Correctness: From my understanding, the caims and the method are correct.

Clarity: The paper is clearly written.

Relation to Prior Work: It is clearly discussed regarding the differences from previous work.

Reproducibility: Yes

Additional Feedback:

Review 4

Summary and Contributions: ===AFTER AUTHOR FEEDBACK=== The author feedback addresses my comments on hyperparameters and node classification. I still stand by my original review otherwise, and believe this is a solid paper that belongs in NeurIPS This paper proposes a graph convolution method, PAN inspired by path integrals. In a PAN convolution step, each node is influenced by all paths between that node and its neighbors, weighted by the path length. When viewed as a random walk of information along the graph, this operation corresponds to a walk that maximizes entropy rather than a generic random walk, as is the case with GCN. The weight matrix associated with PAN can be used to downsample the graph based on subgraph centrality as well. Experiments show that PAN outperforms several other common graph convolution methods graph classification and regression tasks where graphs represent molecules. They also show PAN's superior performance on a new artificial dataset they created.

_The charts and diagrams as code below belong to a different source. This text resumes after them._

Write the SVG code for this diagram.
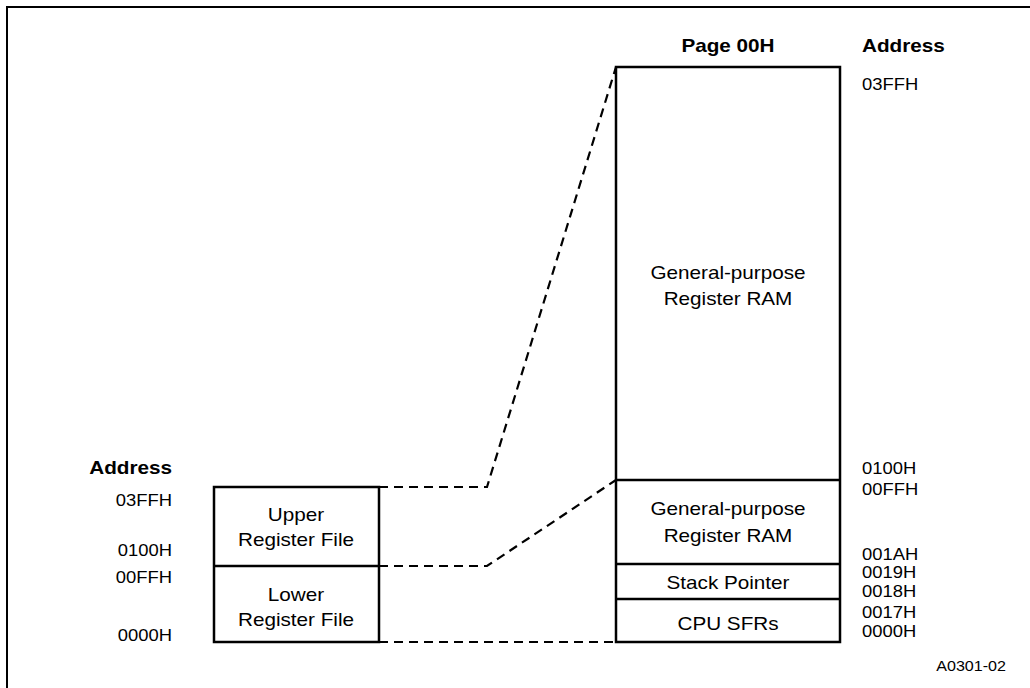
<svg xmlns="http://www.w3.org/2000/svg" width="1030" height="688" viewBox="0 0 1030 688">
<style>
.t{font-family:"Liberation Sans",Arial,sans-serif;font-size:16px;fill:#000}
.b{font-family:"Liberation Sans",Arial,sans-serif;font-size:18px;font-weight:bold;fill:#000}
.lbl{font-family:"Liberation Sans",Arial,sans-serif;font-size:18px;fill:#000;text-anchor:middle}
.box{fill:#fff;stroke:#000;stroke-width:2.5}
.div{stroke:#000;stroke-width:2.5}
.dash{fill:none;stroke:#000;stroke-width:2.2;stroke-dasharray:9 6}
.r{text-anchor:end}
</style>
<path d="M7 688 V7 H1030" fill="none" stroke="#000" stroke-width="2"/>
<g id="connectors">
<path class="dash" d="M379 487 H487 L616 67"/>
<path class="dash" d="M379 566 H487 L616 480"/>
<path class="dash" d="M379 642 H616"/>
</g>
<g id="left-register-file">
<rect class="box" x="214" y="487" width="165" height="155"/>
<line class="div" x1="214" y1="566" x2="379" y2="566"/>
<text class="lbl" transform="translate(296,521) scale(1.15,1)">Upper</text>
<text class="lbl" transform="translate(296,546) scale(1.15,1)">Register File</text>
<text class="lbl" transform="translate(296,601) scale(1.15,1)">Lower</text>
<text class="lbl" transform="translate(296,626) scale(1.15,1)">Register File</text>
</g>
<g id="left-addresses">
<text class="b r" transform="translate(172,474) scale(1.15,1)">Address</text>
<text class="t r" transform="translate(172,506) scale(1.15,1)">03FFH</text>
<text class="t r" transform="translate(172,556) scale(1.15,1)">0100H</text>
<text class="t r" transform="translate(172,583) scale(1.15,1)">00FFH</text>
<text class="t r" transform="translate(172,641) scale(1.15,1)">0000H</text>
</g>
<g id="page-00h">
<rect class="box" x="616" y="67" width="224" height="575"/>
<line class="div" x1="616" y1="480" x2="840" y2="480"/>
<line class="div" x1="616" y1="564" x2="840" y2="564"/>
<line class="div" x1="616" y1="599" x2="840" y2="599"/>
<text class="b" text-anchor="middle" transform="translate(728,52) scale(1.15,1)">Page 00H</text>
<text class="lbl" transform="translate(728,279) scale(1.15,1)">General-purpose</text>
<text class="lbl" transform="translate(728,305) scale(1.15,1)">Register RAM</text>
<text class="lbl" transform="translate(728,515) scale(1.15,1)">General-purpose</text>
<text class="lbl" transform="translate(728,542) scale(1.15,1)">Register RAM</text>
<text class="lbl" transform="translate(728,589) scale(1.15,1)">Stack Pointer</text>
<text class="lbl" transform="translate(728,630) scale(1.15,1)">CPU SFRs</text>
</g>
<g id="right-addresses">
<text class="b" transform="translate(862,52) scale(1.15,1)">Address</text>
<text class="t" transform="translate(862,90) scale(1.15,1)">03FFH</text>
<text class="t" transform="translate(862,474) scale(1.15,1)">0100H</text>
<text class="t" transform="translate(862,495) scale(1.15,1)">00FFH</text>
<text class="t" transform="translate(862,560) scale(1.15,1)">001AH</text>
<text class="t" transform="translate(862,578) scale(1.15,1)">0019H</text>
<text class="t" transform="translate(862,597) scale(1.15,1)">0018H</text>
<text class="t" transform="translate(862,618) scale(1.15,1)">0017H</text>
<text class="t" transform="translate(862,637) scale(1.15,1)">0000H</text>
</g>
<text class="t" transform="translate(1006,671) scale(1.15,1)" text-anchor="end" style="font-size:14px">A0301-02</text>
</svg>
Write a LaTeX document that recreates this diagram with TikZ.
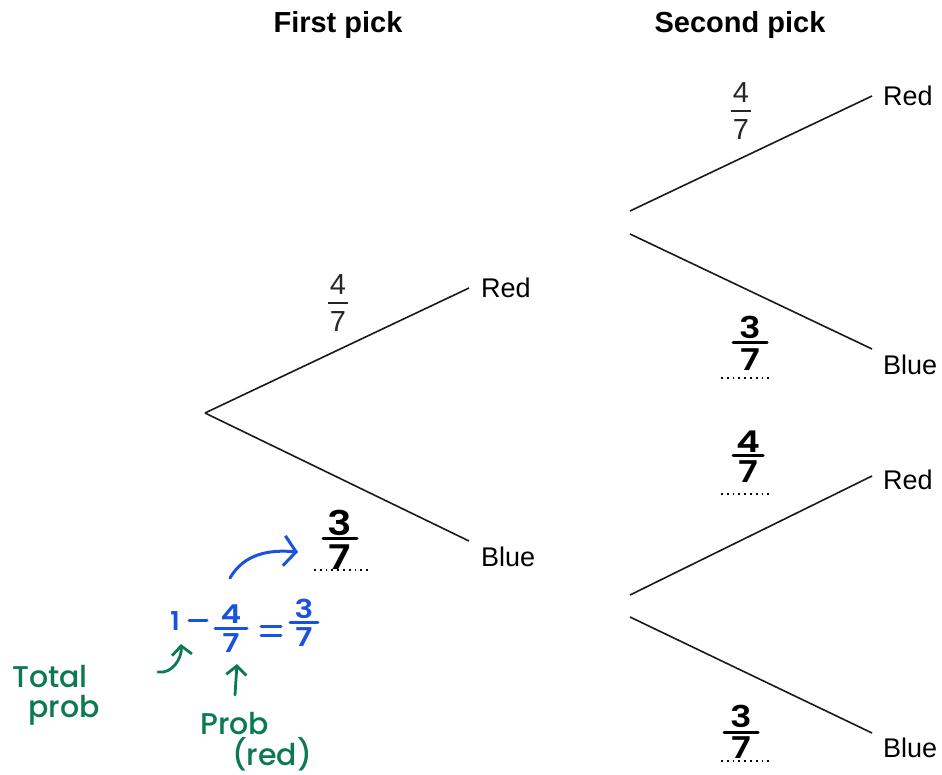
\documentclass[tikz,border=0pt]{standalone}
\usepackage{fontspec}
\setmainfont{Liberation Sans}
\newfontfamily\hand{Poppins}[UprightFont=*-Medium,BoldFont=*-SemiBold]
\usetikzlibrary{arrows.meta}
\definecolor{penblue}{HTML}{1A52E0}
\definecolor{pengreen}{HTML}{0B7A4F}
% #1 name, #2 x, #3 bar y, #4 num, #5 den, #6 style prefix, #7 half bar, #8 gap up, #9 gap down
\newcommand\fracnode[9]{%
  \node[#6, anchor=base] (#1n) at (#2,#3-#8) {#4};
  \coordinate (#1l) at (#2-#7,#3);
  \coordinate (#1r) at (#2+#7,#3);
  \draw[#6bar] (#1l) -- (#1r);
  \node[#6, anchor=north] (#1d) at (#2,#3+#9) {#5};}
\newcommand\hx[1]{\scalebox{1.2}[1]{#1}}
\begin{document}
\begin{tikzpicture}[x=1pt,y=-1pt,
  branch/.style={line width=1.6pt, black!90},
  lbl/.style={font=\fontsize{27}{30}\selectfont, anchor=west, inner sep=0pt},
  ttl/.style={font=\fontsize{29}{32}\selectfont\bfseries, inner sep=0pt},
  tf/.style={font=\fontsize{29}{30}\selectfont, inner sep=0pt, text=black!85},
  tfbar/.style={line width=1.6pt, black!85},
  hf/.style={font=\fontsize{30}{30}\selectfont\hand\bfseries, inner sep=0pt},
  hfbar/.style={line width=3pt, line cap=round},
  hg/.style={font=\fontsize{34}{34}\selectfont\hand\bfseries, inner sep=0pt},
  hgbar/.style={line width=3pt, line cap=round},
  bf/.style={font=\fontsize{26}{26}\selectfont\hand\bfseries, text=penblue, inner sep=0pt},
  bfbar/.style={line width=3pt, line cap=round, penblue},
  dots/.style={line width=1.8pt, dash pattern=on 1.8pt off 4pt},
  greenhand/.style={font=\fontsize{30}{30}\selectfont\hand, text=pengreen, inner sep=0pt, anchor=base west},
  garrow/.style={pengreen, line width=2.8pt, line cap=round, -{Straight Barb[length=9pt,width=20pt,line width=2.8pt]}},
  barrow/.style={penblue, line width=3pt, line cap=round, -{Straight Barb[length=12pt,width=30pt,line width=3pt]}}]
\useasboundingbox (0,0) rectangle (942,775);
% titles
\node[ttl] (t1) at (338,25) {First pick};
\node[ttl] (t2) at (740,25) {Second pick};
% first level
\coordinate (root) at (205,413);
\coordinate (r1) at (469,288);
\coordinate (b1) at (469,541);
\draw[branch] (root) -- (r1);
\draw[branch] (root) -- (b1);
\node[lbl] (R1) at (481,288) {Red};
\node[lbl] (B1) at (481,557) {Blue};
\fracnode{fa}{338}{303}{4}{7}{tf}{10}{8}{8}
\fracnode{ha}{340}{538}{\hx{3}}{\hx{7}}{hg}{17}{3}{7}
\coordinate (d1a) at (314,570); \coordinate (d1b) at (368,570);
\draw[dots] (d1a) -- (d1b);
% second level upper
\coordinate (u0a) at (630,211);
\coordinate (u0b) at (630,234);
\coordinate (ur) at (872,96);
\coordinate (ub) at (872,349);
\draw[branch] (u0a) -- (ur);
\draw[branch] (u0b) -- (ub);
\node[lbl] (R2) at (883,96) {Red};
\node[lbl] (B2) at (883,365) {Blue};
\fracnode{fb}{741}{111}{4}{7}{tf}{10}{8}{8}
\fracnode{hb}{750}{343}{\hx{3}}{\hx{7}}{hf}{17}{5}{5}
\coordinate (d2a) at (721,378); \coordinate (d2b) at (772,378);
\draw[dots] (d2a) -- (d2b);
\fracnode{hc}{748}{455}{\hx{4}}{\hx{7}}{hf}{15}{3}{5}
\coordinate (d3a) at (721,494); \coordinate (d3b) at (772,494);
\draw[dots] (d3a) -- (d3b);
% second level lower
\coordinate (l0a) at (630,595);
\coordinate (l0b) at (630,617);
\coordinate (lr) at (872,476);
\coordinate (lb) at (872,733);
\draw[branch] (l0a) -- (lr);
\draw[branch] (l0b) -- (lb);
\node[lbl] (R3) at (883,480) {Red};
\node[lbl] (B3) at (883,748) {Blue};
\fracnode{hd}{741}{732}{\hx{3}}{\hx{7}}{hf}{17}{5}{4}
\coordinate (d4a) at (721,761); \coordinate (d4b) at (772,761);
\draw[dots] (d4a) -- (d4b);
% blue annotation
\node[bf, anchor=base] (one) at (175,630) {1};
\coordinate (m0) at (189,620); \coordinate (m1) at (207,620);
\draw[bfbar] (m0) -- (m1);
\fracnode{bfa}{231}{628}{\hx{4}}{\hx{7}}{bf}{16}{5}{5}
\coordinate (e0) at (261,626); \coordinate (e1) at (281,626);
\coordinate (e2) at (261,635); \coordinate (e3) at (281,635);
\draw[bfbar] (e0) -- (e1);
\draw[bfbar] (e2) -- (e3);
\fracnode{bfb}{304}{622}{\hx{3}}{\hx{7}}{bf}{14}{4}{5}
\coordinate (ba0) at (230,578);
\coordinate (ba1) at (298,552);
\draw[barrow] (ba0) to[out=60, in=175] (ba1);
% green annotations
\node[greenhand] (tot) at (12,687) {Total};
\node[greenhand] (prb) at (28,717) {prob};
\coordinate (ga0) at (158,672);
\coordinate (ga1) at (181,644);
\draw[garrow] (ga0) to[out=-10, in=-85] (ga1);
\node[greenhand] (prb2) at (200,734) {Prob};
\node[greenhand] (red) at (232,765) {(red)};
\coordinate (gb0) at (235,695);
\coordinate (gb1) at (237,664);
\draw[garrow] (gb0) -- (gb1);
\end{tikzpicture}
\end{document}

Strengths: The algorithm presented in this paper is novel and well motivated with meaningful connections to existing graph theory/network concepts. Learning from graph data with deep networks is currently a very relevant and active topic in the Neurips community. The empirical results are significant and support the the argument that path number and length are useful quantities with which to weight neighbor node contributions.

Weaknesses: This method as presented and implemented still has the limited power and expressiveness of message passing GNNs which take weighted averages over neighboring nodes.

Correctness: The claims and method appear to be correct. The only potential issue that I noticed, is that there is no validation set for the graph classification benchmarks, and it's unclear how the hyperparameters were chosen for the different networks.

Clarity: The paper is clear and well written.

Relation to Prior Work: Yes, Section 4 contextualizes this paper among existing graph convolution work.

Reproducibility: No

Additional Feedback: The paper states that model hyperparameters for the graph classification task are provided in the supplementary material. I do not see them there. Please add them. All of the experiments with the exception of the proposed synthetic dataset are graph classification/regression on molecule data, but PAN should apply just as naturally to network data and node classification. Why did you choose only moceules? If PAN also performs very well at node classification on network graph data, that would be impressive. I'm also curious about using PAN with edge features, our more complex learned energy functions. Have you experimented with anything along this line?